-- EXERCISE GOAL --
Reproduce the listing word for word, leaving every picture behind.

##########

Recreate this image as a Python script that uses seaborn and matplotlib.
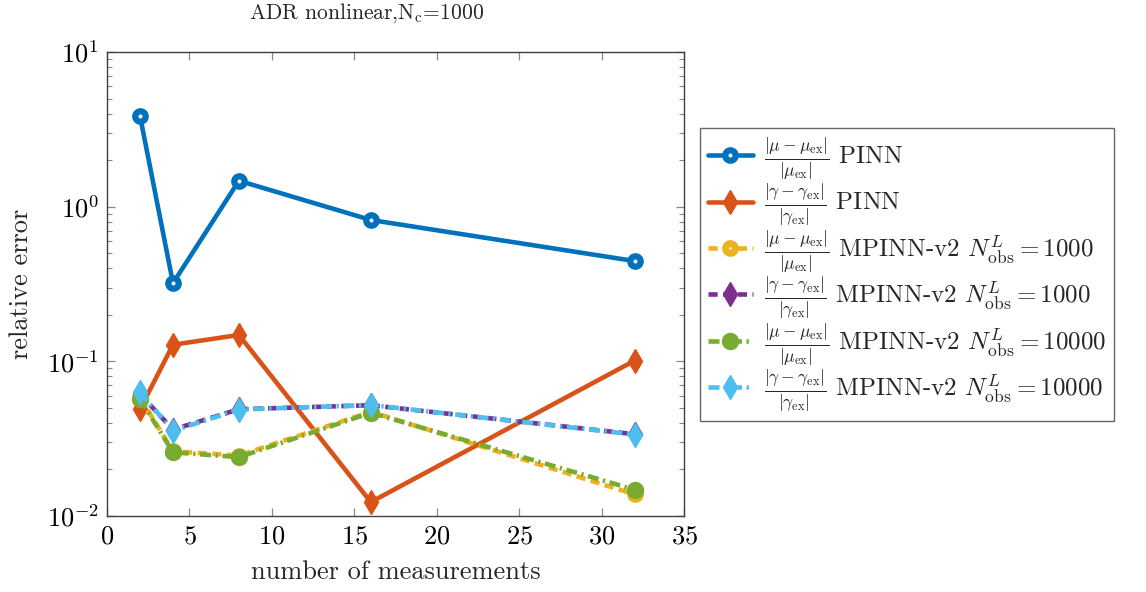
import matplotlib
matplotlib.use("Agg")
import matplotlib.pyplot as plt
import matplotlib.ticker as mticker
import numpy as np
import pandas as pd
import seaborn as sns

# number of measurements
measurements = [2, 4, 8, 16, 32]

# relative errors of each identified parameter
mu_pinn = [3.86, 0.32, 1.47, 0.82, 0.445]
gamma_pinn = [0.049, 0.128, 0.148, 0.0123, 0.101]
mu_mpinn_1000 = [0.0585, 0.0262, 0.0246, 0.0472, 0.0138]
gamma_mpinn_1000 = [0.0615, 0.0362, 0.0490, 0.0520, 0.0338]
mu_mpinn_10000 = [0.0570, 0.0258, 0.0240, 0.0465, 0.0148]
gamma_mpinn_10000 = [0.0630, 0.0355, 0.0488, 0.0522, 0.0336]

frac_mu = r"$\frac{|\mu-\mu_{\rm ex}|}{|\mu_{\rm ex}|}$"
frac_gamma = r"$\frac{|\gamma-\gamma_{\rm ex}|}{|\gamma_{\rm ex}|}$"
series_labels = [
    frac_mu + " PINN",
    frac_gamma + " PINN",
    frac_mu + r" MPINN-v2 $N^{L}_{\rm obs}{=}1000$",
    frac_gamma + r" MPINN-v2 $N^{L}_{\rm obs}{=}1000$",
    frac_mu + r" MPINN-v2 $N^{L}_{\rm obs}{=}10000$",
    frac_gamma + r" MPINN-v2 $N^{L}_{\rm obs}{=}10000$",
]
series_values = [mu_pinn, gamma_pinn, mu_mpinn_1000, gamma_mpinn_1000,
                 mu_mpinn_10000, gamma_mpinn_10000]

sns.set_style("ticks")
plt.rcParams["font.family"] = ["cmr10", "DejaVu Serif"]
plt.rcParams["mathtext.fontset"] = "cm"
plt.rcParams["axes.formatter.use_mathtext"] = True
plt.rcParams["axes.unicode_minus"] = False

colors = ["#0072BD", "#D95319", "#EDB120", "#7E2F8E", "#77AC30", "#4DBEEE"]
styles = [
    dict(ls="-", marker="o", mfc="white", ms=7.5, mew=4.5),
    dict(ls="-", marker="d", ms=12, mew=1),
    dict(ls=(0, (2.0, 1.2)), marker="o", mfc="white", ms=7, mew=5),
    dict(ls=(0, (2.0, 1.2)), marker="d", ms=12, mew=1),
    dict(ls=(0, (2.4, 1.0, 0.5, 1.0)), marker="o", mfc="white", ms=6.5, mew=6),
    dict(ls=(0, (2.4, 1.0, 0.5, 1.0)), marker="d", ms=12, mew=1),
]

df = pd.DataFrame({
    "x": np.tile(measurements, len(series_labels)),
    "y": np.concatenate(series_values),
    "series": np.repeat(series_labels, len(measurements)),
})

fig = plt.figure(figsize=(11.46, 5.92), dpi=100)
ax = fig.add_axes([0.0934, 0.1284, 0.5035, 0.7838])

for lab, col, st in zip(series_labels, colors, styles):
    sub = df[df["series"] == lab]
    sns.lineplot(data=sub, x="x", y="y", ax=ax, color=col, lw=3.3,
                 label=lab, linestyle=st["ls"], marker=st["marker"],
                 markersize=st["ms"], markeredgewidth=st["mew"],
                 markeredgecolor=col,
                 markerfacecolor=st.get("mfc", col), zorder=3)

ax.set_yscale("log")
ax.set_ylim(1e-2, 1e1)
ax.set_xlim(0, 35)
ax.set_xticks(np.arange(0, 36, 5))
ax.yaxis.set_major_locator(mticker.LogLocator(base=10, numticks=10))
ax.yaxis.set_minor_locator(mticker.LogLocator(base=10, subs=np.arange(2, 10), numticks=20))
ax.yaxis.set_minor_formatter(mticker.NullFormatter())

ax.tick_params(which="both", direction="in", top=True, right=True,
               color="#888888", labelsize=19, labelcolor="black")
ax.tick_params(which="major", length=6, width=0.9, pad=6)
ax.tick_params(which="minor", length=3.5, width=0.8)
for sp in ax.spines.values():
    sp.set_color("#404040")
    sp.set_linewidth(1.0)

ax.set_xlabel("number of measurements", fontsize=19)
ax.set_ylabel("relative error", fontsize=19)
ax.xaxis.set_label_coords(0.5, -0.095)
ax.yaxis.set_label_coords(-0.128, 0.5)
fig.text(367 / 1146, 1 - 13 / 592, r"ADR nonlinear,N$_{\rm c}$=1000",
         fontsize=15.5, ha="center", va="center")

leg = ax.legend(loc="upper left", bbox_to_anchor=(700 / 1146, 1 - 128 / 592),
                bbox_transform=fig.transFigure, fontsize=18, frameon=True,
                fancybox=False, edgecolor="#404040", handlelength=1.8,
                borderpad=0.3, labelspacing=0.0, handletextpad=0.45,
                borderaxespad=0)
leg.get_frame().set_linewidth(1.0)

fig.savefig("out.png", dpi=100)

##########

-- RESULT FOR THIS EXERCISE --
Recreate this image as a Python script that uses seaborn and matplotlib.
import matplotlib
matplotlib.use("Agg")
import matplotlib.pyplot as plt
import matplotlib.ticker as mticker
import numpy as np
import pandas as pd
import seaborn as sns

# number of measurements
measurements = [2, 4, 8, 16, 32]

# relative errors of each identified parameter
mu_pinn = [3.86, 0.32, 1.47, 0.82, 0.445]
gamma_pinn = [0.049, 0.128, 0.148, 0.0123, 0.101]
mu_mpinn_1000 = [0.0585, 0.0262, 0.0246, 0.0472, 0.0138]
gamma_mpinn_1000 = [0.0615, 0.0362, 0.0490, 0.0520, 0.0338]
mu_mpinn_10000 = [0.0570, 0.0258, 0.0240, 0.0465, 0.0148]
gamma_mpinn_10000 = [0.0630, 0.0355, 0.0488, 0.0522, 0.0336]

frac_mu = r"$\frac{|\mu-\mu_{\rm ex}|}{|\mu_{\rm ex}|}$"
frac_gamma = r"$\frac{|\gamma-\gamma_{\rm ex}|}{|\gamma_{\rm ex}|}$"
series_labels = [
    frac_mu + " PINN",
    frac_gamma + " PINN",
    frac_mu + r" MPINN-v2 $N^{L}_{\rm obs}{=}1000$",
    frac_gamma + r" MPINN-v2 $N^{L}_{\rm obs}{=}1000$",
    frac_mu + r" MPINN-v2 $N^{L}_{\rm obs}{=}10000$",
    frac_gamma + r" MPINN-v2 $N^{L}_{\rm obs}{=}10000$",
]
series_values = [mu_pinn, gamma_pinn, mu_mpinn_1000, gamma_mpinn_1000,
                 mu_mpinn_10000, gamma_mpinn_10000]

sns.set_style("ticks")
plt.rcParams["font.family"] = ["cmr10", "DejaVu Serif"]
plt.rcParams["mathtext.fontset"] = "cm"
plt.rcParams["axes.formatter.use_mathtext"] = True
plt.rcParams["axes.unicode_minus"] = False

colors = ["#0072BD", "#D95319", "#EDB120", "#7E2F8E", "#77AC30", "#4DBEEE"]
styles = [
    dict(ls="-", marker="o", mfc="white", ms=7.5, mew=4.5),
    dict(ls="-", marker="d", ms=12, mew=1),
    dict(ls=(0, (2.0, 1.2)), marker="o", mfc="white", ms=7, mew=5),
    dict(ls=(0, (2.0, 1.2)), marker="d", ms=12, mew=1),
    dict(ls=(0, (2.4, 1.0, 0.5, 1.0)), marker="o", mfc="white", ms=6.5, mew=6),
    dict(ls=(0, (2.4, 1.0, 0.5, 1.0)), marker="d", ms=12, mew=1),
]

df = pd.DataFrame({
    "x": np.tile(measurements, len(series_labels)),
    "y": np.concatenate(series_values),
    "series": np.repeat(series_labels, len(measurements)),
})

fig = plt.figure(figsize=(11.46, 5.92), dpi=100)
ax = fig.add_axes([0.0934, 0.1284, 0.5035, 0.7838])

for lab, col, st in zip(series_labels, colors, styles):
    sub = df[df["series"] == lab]
    sns.lineplot(data=sub, x="x", y="y", ax=ax, color=col, lw=3.3,
                 label=lab, linestyle=st["ls"], marker=st["marker"],
                 markersize=st["ms"], markeredgewidth=st["mew"],
                 markeredgecolor=col,
                 markerfacecolor=st.get("mfc", col), zorder=3)

ax.set_yscale("log")
ax.set_ylim(1e-2, 1e1)
ax.set_xlim(0, 35)
ax.set_xticks(np.arange(0, 36, 5))
ax.yaxis.set_major_locator(mticker.LogLocator(base=10, numticks=10))
ax.yaxis.set_minor_locator(mticker.LogLocator(base=10, subs=np.arange(2, 10), numticks=20))
ax.yaxis.set_minor_formatter(mticker.NullFormatter())

ax.tick_params(which="both", direction="in", top=True, right=True,
               color="#888888", labelsize=19, labelcolor="black")
ax.tick_params(which="major", length=6, width=0.9, pad=6)
ax.tick_params(which="minor", length=3.5, width=0.8)
for sp in ax.spines.values():
    sp.set_color("#404040")
    sp.set_linewidth(1.0)

ax.set_xlabel("number of measurements", fontsize=19)
ax.set_ylabel("relative error", fontsize=19)
ax.xaxis.set_label_coords(0.5, -0.095)
ax.yaxis.set_label_coords(-0.128, 0.5)
fig.text(367 / 1146, 1 - 13 / 592, r"ADR nonlinear,N$_{\rm c}$=1000",
         fontsize=15.5, ha="center", va="center")

leg = ax.legend(loc="upper left", bbox_to_anchor=(700 / 1146, 1 - 128 / 592),
                bbox_transform=fig.transFigure, fontsize=18, frameon=True,
                fancybox=False, edgecolor="#404040", handlelength=1.8,
                borderpad=0.3, labelspacing=0.0, handletextpad=0.45,
                borderaxespad=0)
leg.get_frame().set_linewidth(1.0)

fig.savefig("out.png", dpi=100)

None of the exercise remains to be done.